California looks to sea to tap drinking water
CARLSBAD — Every time drought strikes California, the people of this state cannot help noticing the substantial reservoir of untapped water lapping at their shores — 187 quintillion gallons of it, more or less, shimmering so invitingly in the sun.
Now, for the first time, a major California metropolis is on the verge of turning the Pacific Ocean into an everyday source of drinking water. A $1-billion desalination plant to supply booming San Diego County is under construction here and due to open as early as November, providing a major test of whether Californian cities will be able to resort to the ocean to solve their water woes.
Across the Sun Belt, a technology once dismissed as too expensive and harmful to the environment is getting a second look. Texas, facing persistent dry conditions and a population influx, may build several ocean desalination plants. Florida has one operating already and may be forced to build others as a rising sea invades the state’s freshwater supplies.
In California, small desalination plants are up and running in a handful of towns. Plans are far along for a large plant in Huntington Beach that would supply water to populous Orange County. A mothballed plant in Santa Barbara may soon be reactivated. And more than a dozen communities along the California coast are studying the issue.
Largest ocean desalination plant
The facility being built here will be the largest ocean desalination plant in the Western Hemisphere, producing about 50 million gallons of drinking water a day. So it is under scrutiny for whether it can operate without major problems.
“It was not an easy decision to build this plant,” said Mark Weston, chairman of the agency that supplies water to towns in San Diego County. “But it is turning out to be a spectacular choice. What we thought was on the expensive side 10 years ago is now affordable.”
Still, the plant illustrates many of the hard choices that states and communities face as they consider whether to tap the ocean for drinking water.
In San Diego County, which depends on imported freshwater supplies from the Colorado River and from Northern California, water bills already average about $75 a month. The new plant will drive them up by $5 or so to secure a new supply equal to about seven or eight percent of the county’s water consumption.

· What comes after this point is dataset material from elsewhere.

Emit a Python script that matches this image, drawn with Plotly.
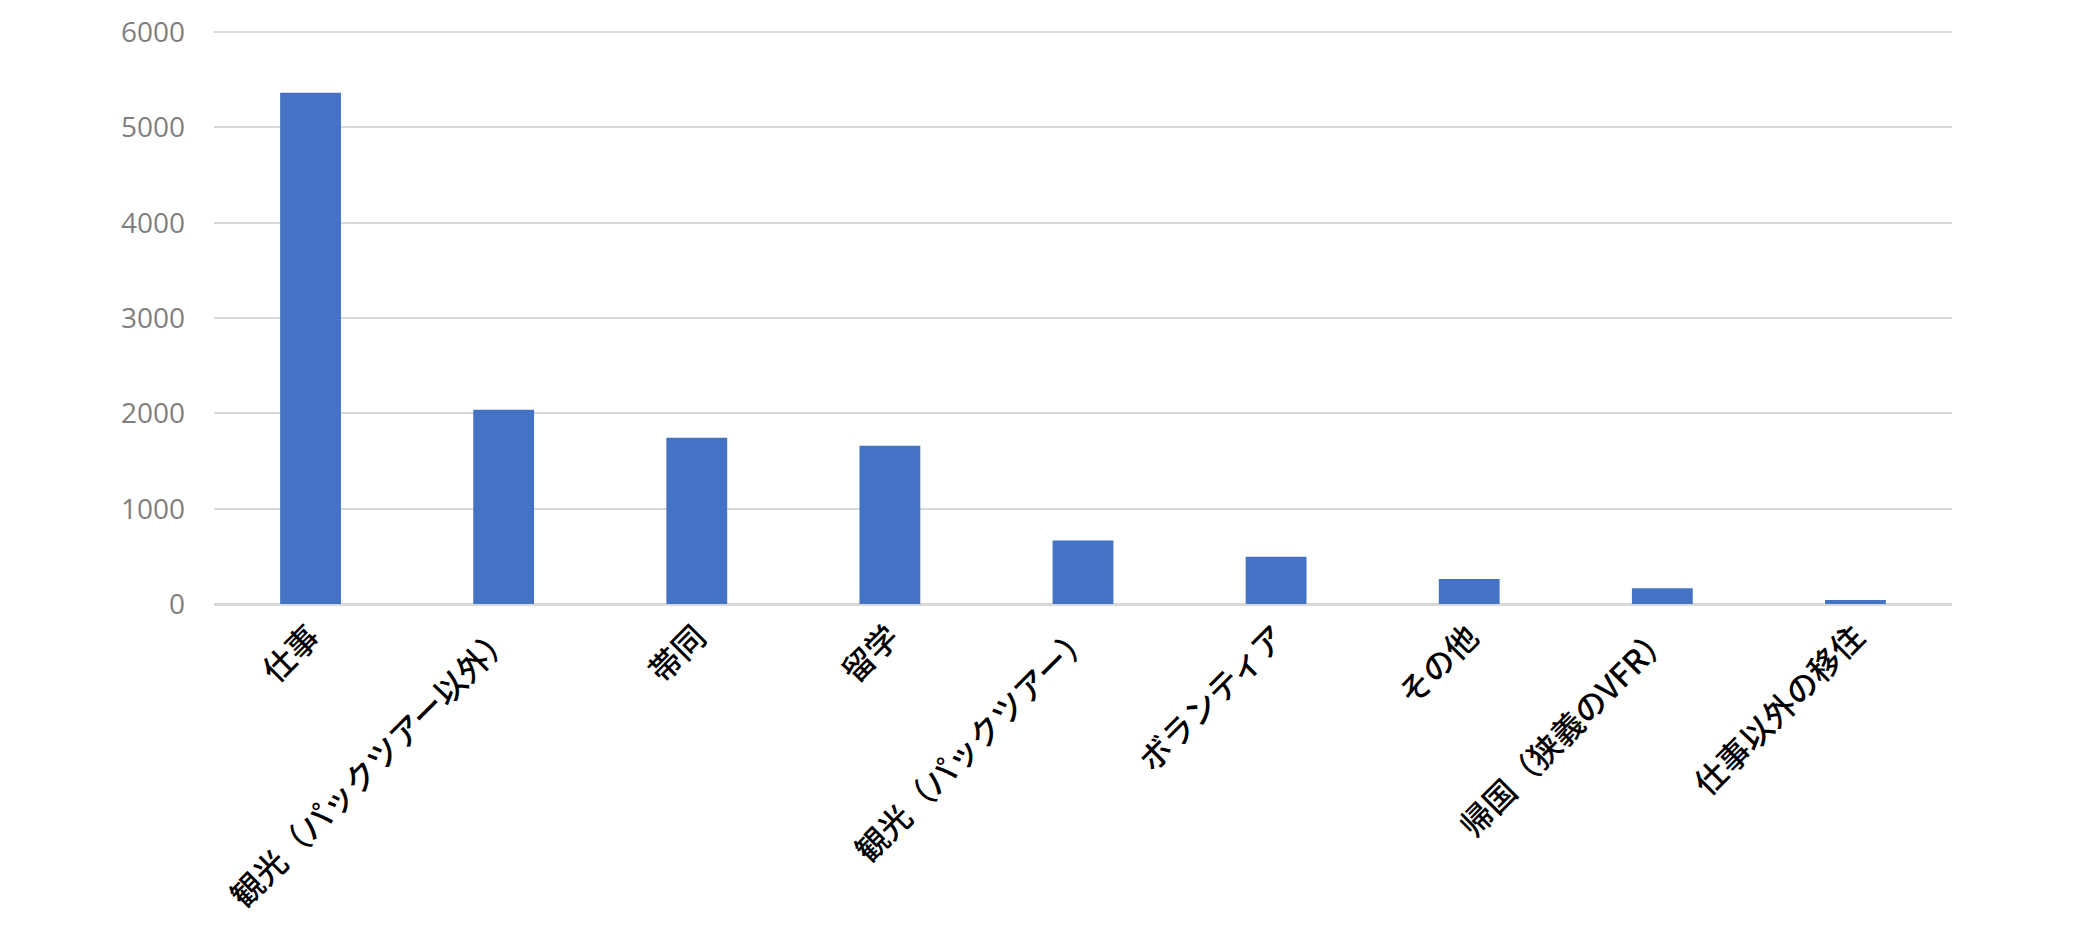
import plotly.graph_objects as go

categories = ["仕事", "観光（パックツアー以外）", "帯同", "留学", "観光（パックツアー）",
              "ボランティア", "その他", "帰国（狭義のVFR）", "仕事以外の移住"]
values = [5365, 2038, 1745, 1661, 665, 495, 263, 165, 42]
y_ticks = [0, 1000, 2000, 3000, 4000, 5000, 6000]

fig = go.Figure(go.Bar(
    x=categories, y=values,
    marker=dict(color="#4472C4", line=dict(width=0)),
    width=0.315,
))

fig.update_layout(
    width=2084, height=938,
    margin=dict(l=206, r=140, t=23, b=342),
    paper_bgcolor="white", plot_bgcolor="white",
    showlegend=False,
    font=dict(family="Noto Sans CJK JP"),
)
fig.update_xaxes(
    range=[-0.5, 8.5], tickangle=-45, automargin=False,
    tickfont=dict(size=32, color="#000000", family="Noto Sans CJK JP", weight=500),
    showline=True, linecolor="#D9D9D9", linewidth=1.5,
    ticks="", showgrid=False,
)
fig.update_yaxes(
    range=[0, 6012], tickvals=y_ticks, automargin=False,
    tickfont=dict(size=28, color="#7F7F7F", family="Open Sans"),
    showgrid=True, gridcolor="#D9D9D9", gridwidth=1.5,
    zeroline=True, zerolinecolor="#D9D9D9", zerolinewidth=1.5,
    ticks="", ticklabelstandoff=28,
)

fig.write_html("out.html")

The plant will use a huge amount of electricity, increasing the carbon dioxide emissions that cause global warming, which further strains water supplies. And local environmental groups, which fought the plant, fear a substantial impact on sea life.
The company developing the plant here, Poseidon Water, has promised to counter the environmental damage. For instance, it will pay into a California program that finances projects to offset emissions of greenhouse gases.
Still, some scientists and environmental groups contend that if rainy conditions return to California, the plant here and others like it could become white elephants. Santa Barbara, northwest of Los Angeles, built its desalination plant a quarter-century ago and promptly shut it down when rains returned.
Australia is a more spectacular case: it built six huge desalination plants during a dry spell and has largely idled four of them though water customers remain saddled with several billion dollars’ worth of construction bills.
“Our position is that seawater desalination should be the option of last resort,” said Sean Bothwell, an attorney with the California Coastkeeper Alliance, an environmental coalition that has battled California’s turn toward the technology. “We need to fully use all the sustainable supplies that we have available to us first.”